What needs to be done ▸ Copy out the listing that follows exactly, dropping every picture.

____ Supplied material

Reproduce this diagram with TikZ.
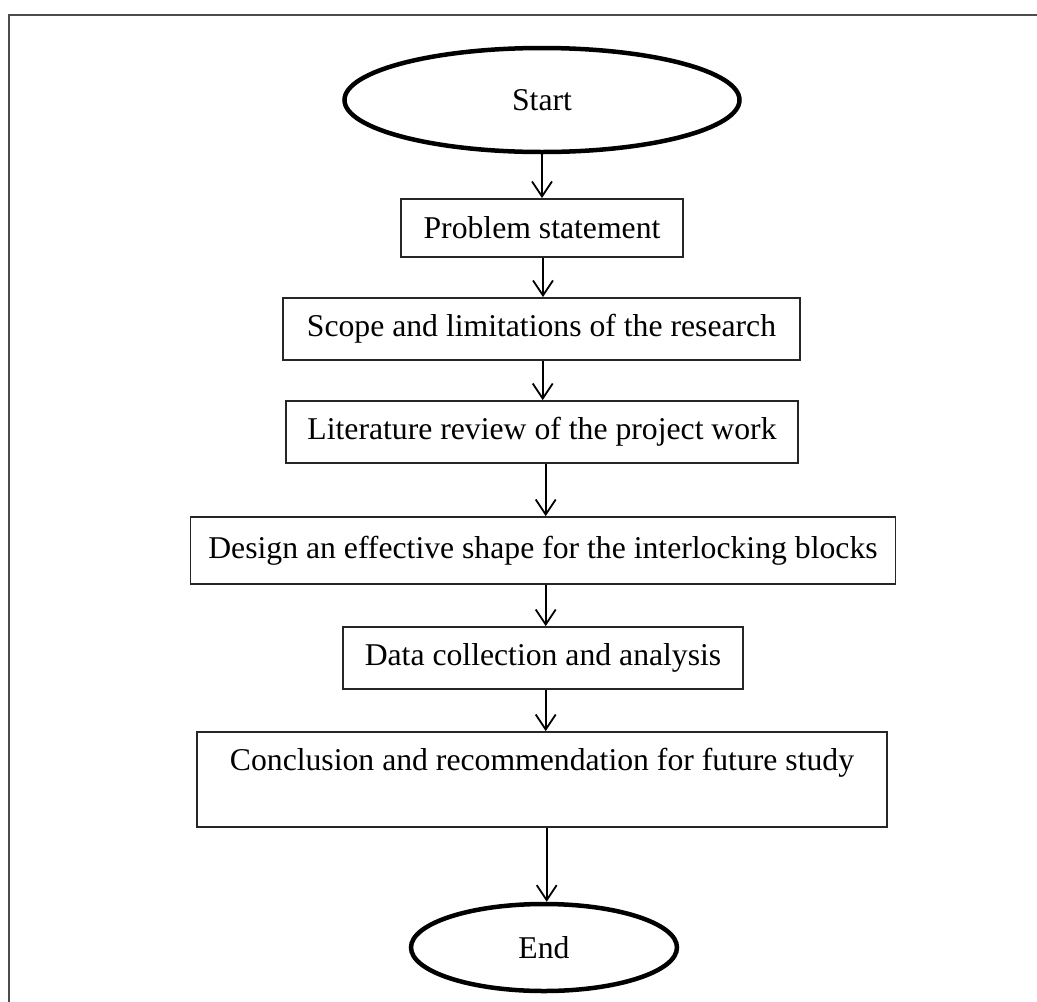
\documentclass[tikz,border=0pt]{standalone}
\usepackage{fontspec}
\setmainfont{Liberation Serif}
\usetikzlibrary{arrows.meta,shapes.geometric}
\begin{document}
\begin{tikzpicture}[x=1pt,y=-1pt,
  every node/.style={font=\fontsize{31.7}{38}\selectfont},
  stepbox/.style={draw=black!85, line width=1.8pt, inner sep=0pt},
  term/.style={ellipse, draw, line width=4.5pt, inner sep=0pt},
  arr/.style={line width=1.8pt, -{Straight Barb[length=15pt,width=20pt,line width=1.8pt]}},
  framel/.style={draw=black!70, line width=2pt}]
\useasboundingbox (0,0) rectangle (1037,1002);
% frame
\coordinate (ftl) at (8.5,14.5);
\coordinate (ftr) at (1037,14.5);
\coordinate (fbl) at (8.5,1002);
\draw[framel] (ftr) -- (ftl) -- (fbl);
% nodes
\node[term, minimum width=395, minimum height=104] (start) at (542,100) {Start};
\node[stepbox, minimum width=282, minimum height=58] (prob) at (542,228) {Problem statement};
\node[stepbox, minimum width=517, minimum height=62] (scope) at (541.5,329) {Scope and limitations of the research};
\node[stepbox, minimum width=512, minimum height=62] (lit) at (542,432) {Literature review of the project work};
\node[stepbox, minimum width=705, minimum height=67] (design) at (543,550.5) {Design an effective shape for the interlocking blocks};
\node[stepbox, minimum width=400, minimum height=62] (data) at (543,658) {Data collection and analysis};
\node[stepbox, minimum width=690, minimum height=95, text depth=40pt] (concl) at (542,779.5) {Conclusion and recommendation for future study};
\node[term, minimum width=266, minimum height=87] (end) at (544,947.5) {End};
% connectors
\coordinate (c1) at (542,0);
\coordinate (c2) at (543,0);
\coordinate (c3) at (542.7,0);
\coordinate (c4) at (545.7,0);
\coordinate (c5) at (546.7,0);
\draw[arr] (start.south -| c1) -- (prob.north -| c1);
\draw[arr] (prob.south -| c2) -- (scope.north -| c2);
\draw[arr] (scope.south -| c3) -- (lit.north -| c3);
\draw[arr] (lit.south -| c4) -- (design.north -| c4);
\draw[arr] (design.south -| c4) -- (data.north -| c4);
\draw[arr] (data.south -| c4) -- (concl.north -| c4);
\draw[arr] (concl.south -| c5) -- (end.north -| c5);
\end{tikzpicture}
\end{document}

________

Exercise solution ▸
Reproduce this diagram with TikZ.
\documentclass[tikz,border=0pt]{standalone}
\usepackage{fontspec}
\setmainfont{Liberation Serif}
\usetikzlibrary{arrows.meta,shapes.geometric}
\begin{document}
\begin{tikzpicture}[x=1pt,y=-1pt,
  every node/.style={font=\fontsize{31.7}{38}\selectfont},
  stepbox/.style={draw=black!85, line width=1.8pt, inner sep=0pt},
  term/.style={ellipse, draw, line width=4.5pt, inner sep=0pt},
  arr/.style={line width=1.8pt, -{Straight Barb[length=15pt,width=20pt,line width=1.8pt]}},
  framel/.style={draw=black!70, line width=2pt}]
\useasboundingbox (0,0) rectangle (1037,1002);
% frame
\coordinate (ftl) at (8.5,14.5);
\coordinate (ftr) at (1037,14.5);
\coordinate (fbl) at (8.5,1002);
\draw[framel] (ftr) -- (ftl) -- (fbl);
% nodes
\node[term, minimum width=395, minimum height=104] (start) at (542,100) {Start};
\node[stepbox, minimum width=282, minimum height=58] (prob) at (542,228) {Problem statement};
\node[stepbox, minimum width=517, minimum height=62] (scope) at (541.5,329) {Scope and limitations of the research};
\node[stepbox, minimum width=512, minimum height=62] (lit) at (542,432) {Literature review of the project work};
\node[stepbox, minimum width=705, minimum height=67] (design) at (543,550.5) {Design an effective shape for the interlocking blocks};
\node[stepbox, minimum width=400, minimum height=62] (data) at (543,658) {Data collection and analysis};
\node[stepbox, minimum width=690, minimum height=95, text depth=40pt] (concl) at (542,779.5) {Conclusion and recommendation for future study};
\node[term, minimum width=266, minimum height=87] (end) at (544,947.5) {End};
% connectors
\coordinate (c1) at (542,0);
\coordinate (c2) at (543,0);
\coordinate (c3) at (542.7,0);
\coordinate (c4) at (545.7,0);
\coordinate (c5) at (546.7,0);
\draw[arr] (start.south -| c1) -- (prob.north -| c1);
\draw[arr] (prob.south -| c2) -- (scope.north -| c2);
\draw[arr] (scope.south -| c3) -- (lit.north -| c3);
\draw[arr] (lit.south -| c4) -- (design.north -| c4);
\draw[arr] (design.south -| c4) -- (data.north -| c4);
\draw[arr] (data.south -| c4) -- (concl.north -| c4);
\draw[arr] (concl.south -| c5) -- (end.north -| c5);
\end{tikzpicture}
\end{document}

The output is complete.